# Speaking of Christmas...............



## paratrooper (Feb 1, 2012)

My 43 yr. old step-son gave my wife and I, a bottle of vitamins for Christmas. Yup.....a bottle of vitamins. Last year, he gave us some kind of a part for a computer, like a USB thing or something. 

Last year, I gave him a NIB Ruger Stainless-Steel 10/22 rifle with a laminated stock. This is the same guy that hasn't been employed for several years, is divorced from his dumb as a box of rocks wife, but they still live together, and doesn't get bothered by accepting whatever assistance they can get from the state. 

He's always ordering stuff and has it sent to our house, as he doesn't want his ex-wife to know that he's spending money......on himself. His ex-wife has done time for DUI, and did more time recently for violating a court order for not doing enough community service. She's all about looking and dressing like a biker babe, who is 44 or 45, and is obsessed with looking like a 30's something hot chick.

I could go on and on, but I've made my point. My wife used to wonder why her son and me aren't all that close. But, as the years have passed by, she no longer wonders, as she now see's my side.


----------



## pic (Nov 14, 2009)

I feel it also, same crap here, different location. Lol.


----------



## AdamSmith (Dec 18, 2013)

There are odd balls in every family somewhere.

Sometimes successful, responsible parents breed unsuccessful kids.

Sometimes unsuccessful parents breed resilient kids.

And other times the apple does not fall far from the tree.


----------



## pic (Nov 14, 2009)

AdamSmith said:


> There are odd balls in every family somewhere.
> 
> Sometimes successful, responsible parents breed unsuccessful kids.
> 
> ...


Like to take a look at your tree,lol.:anim_lol:


----------



## paratrooper (Feb 1, 2012)

AdamSmith said:


> There are odd balls in every family somewhere.
> 
> Sometimes successful, responsible parents breed unsuccessful kids.
> 
> ...


Just for the record, I never had any kids of my own. I knew as early as age 14 or so, that I just wasn't parent material. Knowing that, I stayed true to my course and didn't have kids. I don't claim to be an expert at parenting, but I did my best and provided my step-son with whatever he needed as he grew up.
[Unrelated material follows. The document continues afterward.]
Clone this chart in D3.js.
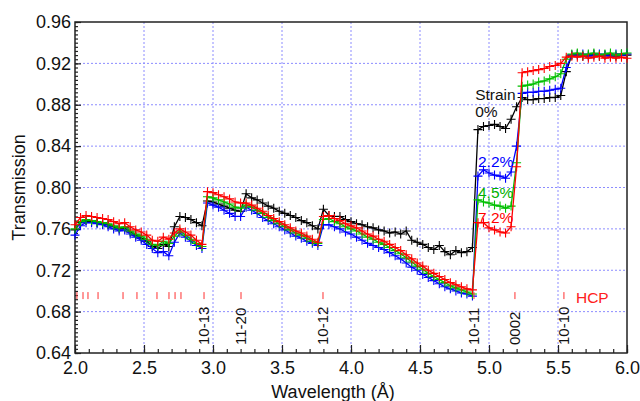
<!DOCTYPE html>
<html>
<head>
<meta charset="utf-8">
<script src="https://cdn.jsdelivr.net/npm/d3@7"></script>
<style>
  body { margin: 0; background: #fff; }
  svg { display: block; font-family: "Liberation Sans", Arial, sans-serif; }
</style>
</head>
<body>
<div id="chart"></div>
<script>
// Wavelength grid (Å), shared by the four strain curves
const wavelength = [2.00,2.04,2.08,2.12,2.16,2.20,2.24,2.28,2.32,2.36,2.40,2.44,2.48,2.52,2.56,2.60,2.64,2.68,2.72,2.76,
  2.80,2.84,2.88,2.92,2.96,3.00,3.04,3.08,3.12,3.16,3.20,3.24,3.28,3.32,3.36,3.40,3.44,3.48,3.52,3.56,
  3.60,3.64,3.68,3.72,3.76,3.80,3.84,3.88,3.92,3.96,4.00,4.04,4.08,4.12,4.16,4.20,4.24,4.28,4.32,4.36,
  4.40,4.44,4.48,4.52,4.56,4.60,4.64,4.68,4.72,4.76,4.80,4.84,4.88,4.92,4.96,5.00,5.04,5.08,5.12,5.16,
  5.20,5.24,5.28,5.32,5.36,5.40,5.44,5.48,5.52,5.56,5.60,5.64,5.68,5.72,5.76,5.80,5.84,5.88,5.92,5.96,6.00]

// Transmission for each strain
const strain0 = [.759,.766,.768,.767,.766,.765,.764,.762,.760,.761,.757,.754,.751,.748,.743,.741,.745,.743,.762,.772,.771,.769,.766,.763,
  .787,.786,.784,.782,.780,.778,.777,
  .794,.790,.788,.785,.782,.780,.777,.775,.773,.771,.768,.766,.763,.760,
  .779,.773,.772,.772,.769,.767,.765,.764,.762,.761,.759,.758,
  .756,.757,.755,.758,.749,.747,.745,.742,.740,.744,.738,.735,.739,.737,.738,.742,
  .856,.859,.860,.861,.859,.857,.866,
  .878,
  .887,.885,.885,.886,.886,.887,.887,.889,
  .912,
  .928,.929,.927,.928,.929,.927,.928,.928,.927,.929,.928]

const strain22 = [.754,.763,.766,.766,.765,.764,.762,.760,.758,.759,.755,.752,.749,.745,.741,.737,.738,.734,.747,.756,.752,.748,.744,.741,
  .785,.783,.781,.778,.775,.772,.772,
  .781,.778,.775,.771,.768,.765,.762,.759,.756,.753,.751,.748,.746,.744,
  .764,.764,.762,.760,.757,.755,.752,.749,.746,.744,.742,.740,
  .737,.734,.731,.727,.723,.720,.716,.713,.710,.707,.704,.702,.700,.698,.697,.695,
  .811,.817,.814,.812,.811,.809,.815,
  .840,
  .891,.892,.892,.893,.893,.894,.895,.896,
  .916,
  .928,.928,.929,.927,.928,.929,.928,.927,.929,.928,.929]

const strain45 = [.760,.767,.769,.768,.767,.766,.765,.763,.761,.762,.758,.755,.753,.750,.745,.744,.748,.746,.753,.758,.754,.750,.746,.743,
  .791,.790,.788,.786,.784,.781,.780,
  .783,.781,.778,.775,.771,.768,.765,.762,.759,.756,.754,.751,.748,.746,
  .769,.770,.767,.765,.762,.760,.758,.755,.752,.750,.747,.745,
  .742,.739,.736,.732,.728,.724,.721,.717,.714,.711,.708,.705,.703,.701,.699,.697,
  .788,.786,.785,.783,.782,.780,.782,
  .824,
  .898,.899,.900,.902,.903,.905,.907,.910,
  .924,
  .929,.930,.928,.929,.930,.928,.929,.930,.928,.929,.930]

const strain72 = [.764,.771,.773,.772,.771,.770,.769,.767,.765,.766,.762,.759,.757,.754,.749,.748,.752,.750,.756,.760,.757,.754,.749,.745,
  .796,.795,.793,.791,.789,.786,.785,
  .785,.783,.780,.777,.773,.770,.767,.764,.761,.758,.756,.753,.750,.747,
  .772,.773,.770,.768,.765,.763,.761,.758,.755,.753,.750,.748,
  .745,.742,.739,.735,.731,.727,.724,.720,.717,.714,.711,.708,.706,.704,.702,.701,
  .766,.766,.761,.759,.757,.756,.762,
  .820,
  .911,.912,.913,.914,.915,.917,.918,.920,
  .926,
  .927,.926,.927,.925,.926,.927,.925,.926,.925,.926,.925]

// HCP reflection positions (Å) and the labelled ones
const hcpPeaks = [2.014,2.058,2.094,2.167,2.348,2.449,2.594,2.681,2.725,2.768,2.935,3.203,3.797,4.891,5.188,5.543]
const hklNames = ["10-13","11-20","10-12","10-11","0002","10-10"]
const hklPos = [2.935,3.203,3.797,4.891,5.188,5.543]

const xTicks = [2.0,2.5,3.0,3.5,4.0,4.5,5.0,5.5,6.0]
const yTicks = [0.64,0.68,0.72,0.76,0.80,0.84,0.88,0.92,0.96]

const series = [
  { name: "0%", color: "#000000", values: strain0 },
  { name: "2.2%", color: "#0000ff", values: strain22 },
  { name: "4.5%", color: "#00c000", values: strain45 },
  { name: "7.2%", color: "#ff0000", values: strain72 }
]

const W = 640, H = 401
const margin = { top: 22, right: 13, bottom: 48, left: 75 },
  width = W - margin.left - margin.right,
  height = H - margin.top - margin.bottom

const svg = d3.select("#chart").append("svg")
  .attr("width", W)
  .attr("height", H)

const g = svg.append("g").attr("transform", `translate(${margin.left},${margin.top})`)

const x = d3.scaleLinear().domain([2, 6]).range([0, width])
const y = d3.scaleLinear().domain([0.64, 0.96]).range([height, 0])

// grid
g.append("g").selectAll("line")
  .data(xTicks.slice(1, -1))
  .join("line")
  .attr("x1", d => x(d)).attr("x2", d => x(d))
  .attr("y1", 0).attr("y2", height)
  .attr("stroke", "#8c8cff").attr("stroke-dasharray", "2,2")
g.append("g").selectAll("line")
  .data(yTicks.slice(1, -1))
  .join("line")
  .attr("y1", d => y(d)).attr("y2", d => y(d))
  .attr("x1", 0).attr("x2", width)
  .attr("stroke", "#8c8cff").attr("stroke-dasharray", "2,2")

// axes (ticks pointing inward)
const xMinor = d3.range(20, 61).map(d => d / 10)
const yMinor = d3.range(160, 241).map(d => d / 250)

g.append("g").attr("class", "axis")
  .attr("transform", `translate(0,${height})`)
  .call(d3.axisBottom(x).tickValues(xMinor).tickSize(-4).tickSizeOuter(0).tickFormat(""))
g.append("g").attr("class", "axis")
  .attr("transform", `translate(0,${height})`)
  .call(d3.axisBottom(x).tickValues(xTicks).tickSize(-8).tickSizeOuter(0).tickPadding(8).tickFormat(d3.format(".1f")))
g.append("g").attr("class", "axis")
  .call(d3.axisLeft(y).tickValues(yMinor).tickSize(-3).tickSizeOuter(0).tickFormat(""))
g.append("g").attr("class", "axis")
  .call(d3.axisLeft(y).tickValues(yTicks).tickSize(-6).tickSizeOuter(0).tickPadding(4).tickFormat(d3.format(".2f")))

g.selectAll(".axis .domain").remove()
g.selectAll(".axis line").attr("stroke", "#222").attr("stroke-width", 1.2)
g.selectAll(".axis text").attr("font-size", 18).attr("fill", "#111")
  .attr("font-family", "Liberation Sans, Arial, sans-serif")

// frame
g.append("rect")
  .attr("width", width).attr("height", height)
  .attr("fill", "none").attr("stroke", "#222").attr("stroke-width", 1.5)

// curves
const line = d3.line()
  .x((d, i) => x(wavelength[i]))
  .y(d => y(d))

series.forEach(s => {
  const sg = g.append("g")
  sg.append("path")
    .datum(s.values)
    .attr("d", line)
    .attr("fill", "none")
    .attr("stroke", s.color)
    .attr("stroke-width", 1.3)
  sg.selectAll("path.mk")
    .data(s.values)
    .join("path")
    .attr("class", "mk")
    .attr("d", (d, i) => {
      const px = x(wavelength[i]), py = y(d)
      return `M${px - 4.5},${py}H${px + 4.5}M${px},${py - 4.5}V${py + 4.5}`
    })
    .attr("stroke", s.color)
    .attr("stroke-width", 1.1)
})

// HCP reflection marks
const tickY = y(0.6955)
g.append("g").selectAll("line")
  .data(hcpPeaks)
  .join("line")
  .attr("x1", d => x(d)).attr("x2", d => x(d))
  .attr("y1", tickY - 3.5).attr("y2", tickY + 3.5)
  .attr("stroke", "#ff3030").attr("stroke-width", 1)

g.append("text")
  .attr("x", x(5.63)).attr("y", tickY + 7)
  .attr("fill", "#ff2020").attr("font-size", 15.5)
  .text("HCP")

g.append("g").selectAll("text")
  .data(hklNames)
  .join("text")
  .attr("transform", (d, i) => `translate(${x(hklPos[i])},${height - 8}) rotate(-90)`)
  .attr("dy", "0.35em")
  .attr("font-size", 15)
  .attr("fill", "#111")
  .text(d => d)

// strain annotations
const notes = [
  { t: "Strain", lx: 4.9, ty: 0.8846, c: "#111" },
  { t: "0%", lx: 4.9, ty: 0.8682, c: "#111" },
  { t: "2.2%", lx: 4.92, ty: 0.8199, c: "#0000ff" },
  { t: "4.5%", lx: 4.92, ty: 0.790, c: "#00b000" },
  { t: "7.2%", lx: 4.92, ty: 0.7658, c: "#ff0000" }
]
g.append("g").selectAll("text")
  .data(notes)
  .join("text")
  .attr("x", d => x(d.lx))
  .attr("y", d => y(d.ty))
  .attr("fill", d => d.c)
  .attr("font-size", 15.5)
  .text(d => d.t)

// axis titles
svg.append("text")
  .attr("x", margin.left + width / 2 - 18)
  .attr("y", 398)
  .attr("text-anchor", "middle")
  .attr("font-size", 18)
  .attr("fill", "#111")
  .text("Wavelength (Å)")

svg.append("text")
  .attr("transform", `translate(25,${margin.top + height / 2}) rotate(-90)`)
  .attr("text-anchor", "middle")
  .attr("font-size", 18)
  .attr("fill", "#111")
  .text("Transmission")
</script>
</body>
</html>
My wife tended to coddle her son from as long as we got together. He was 8 at the time. Anyways, now she's doing the same thing to our 14 yr. old grand-son. I've tried to make her aware of that, but she pretty much turns a deaf ear. His father isn't a good example of how to be a responsible man. His mother is a lost cause.

But hey......Merry Christmas.


----------



## AdamSmith (Dec 18, 2013)

pic said:


> Like to take a look at your tree,lol.:anim_lol:


And yours also, pic.

My sister has a miscreant son, whom she birthed later in life. We figure that's the reason. The other six nieces and nephews seem fine.


----------



## SouthernBoy (Jun 27, 2007)

paratrooper;

Your best bet is to sever any responsibility for your step-son and his live in other half. Throwing a bad apple or two into a basket of good apples doesn't improve the bad apple(s). It only brings down the good ones.

There are a few bad apples on my deceased brother's wife's side of the family; she was one of eight in her home with four girls and four boys. My brother was always helping some of her siblings out financially.... none ever paid him back and as you mentioned, they were not a bit ashamed to have their hands out for help.

My wife and I had two daughters and before I married her, I laid out how any children we had were to be raised. I am a pretty strict disciplinarian and fortunately for my wife, she was in full agreement. Our daughters grew up to be wonderful people. We sent them both to college, excellent universities in our state, and they are married and have their own families. Very responsible people and are doing a great job of raising their own children.

There are no guarantees in life; there are only opportunities and setbacks. Opportunities make you successful, setbacks should make you stronger and more determined to reach success. There are those who don't see it this way. For them, the takers, I have little if any sympathy. People are what they are because of decisions they consciously took at various points in their lives. Dropping out of high school, knocking up their girl friend, not pursuing an education or vocational skill, doing drugs, and winding up living desperate and hopeless lives are all the result of decisions taken earlier that put them in their current situation. They meant to do things they did that put them where they are today. Hard to feel sympathy for people like this and I know quite a few of them, and have known a bunch of them over my life.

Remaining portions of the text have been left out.